Activity #1 Journal -- Describe a favorite dish your mother/father or any other relative regularly made for you when you were a child.
What did the dish smell like? Taste like? Look like? When was it made? How did it make you feel then? What was the atmosphere when everyone ate it? Was sunlight streaming into the room? What were the people, sounds and smells and objects around you? Was it a relaxed or a tense meal? Why?
Activity #2 Video on Descriptive Writing
https://www.youtube.com/watch?v=1PoKA8Dv5dE
Activity #3
Discuss Chapter 7 on Description (page 165)
Descriptive Writing -- The primary purpose of descriptive writing is to describe a person, place or thing in such a way that a picture is formed in the reader's mind. Capturing an event through descriptive writing involves paying close attention to the details by using all of your five senses.
Collect Active Reading Outline for Chapter 7
Activity #4
In-class Writing Prompt -- Using all of your senses, or as many as possible, spend the remaining time writing about the house you grew up in (one- to two-pages).
Describe it in intimate detail — the floorboards that creaked, the drying clothes dancing on the clothes-line that looked like ghosts at night, the broken window the wind whistled through, the cupboard you were convinced secreted a jungle of monsters, the paint you dropped that could not be washed away, the water tank where Dad twisted his ankle, the bees buzzing around the mango tree, the cool cement under your feet, how the carpet felt where you lay and read, the sounds you woke up to. What sounds did you hate? What did you love? How did you feel every morning? Why?

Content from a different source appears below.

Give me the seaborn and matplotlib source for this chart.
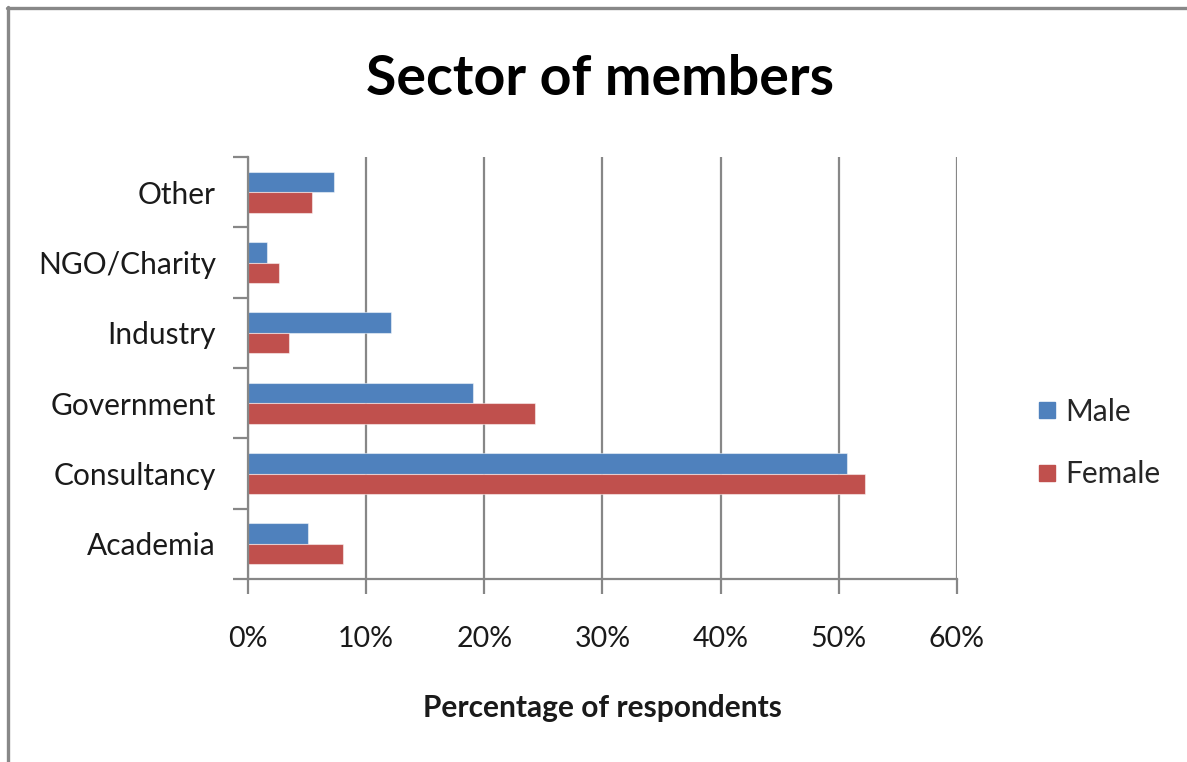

Describe it all, however dull it sounds. We all have stories sleeping in our memories, all you have to do is creep down into the darkness and find them.
"As the house was built into a hilltop slope, the ceiling over these steps was quite low; so if, standing in the tall, narrow hall at the foot of the back stairs, you flung open the door to the basement and started boldly down, you hit your head on the beam. King Somebody of Scotland was killed hitting his head on a beam. My father told us this as a solemn warning, and put marks in white paint on the lintel, which he repainted every decade or so. We all crouched when we started down to the basement. I myself grew tall enough only to scrape the top of my head occasionally on the murderous beam, but whenever I opened the door I thought about the King of Scotland." Ursula Le Guin
For Homework
Read and annotate "Beauty" by Alice Walker
Complete Active Reading Outline for "Beauty"
Beauty
Bring two copies of your narrative to class for peer review!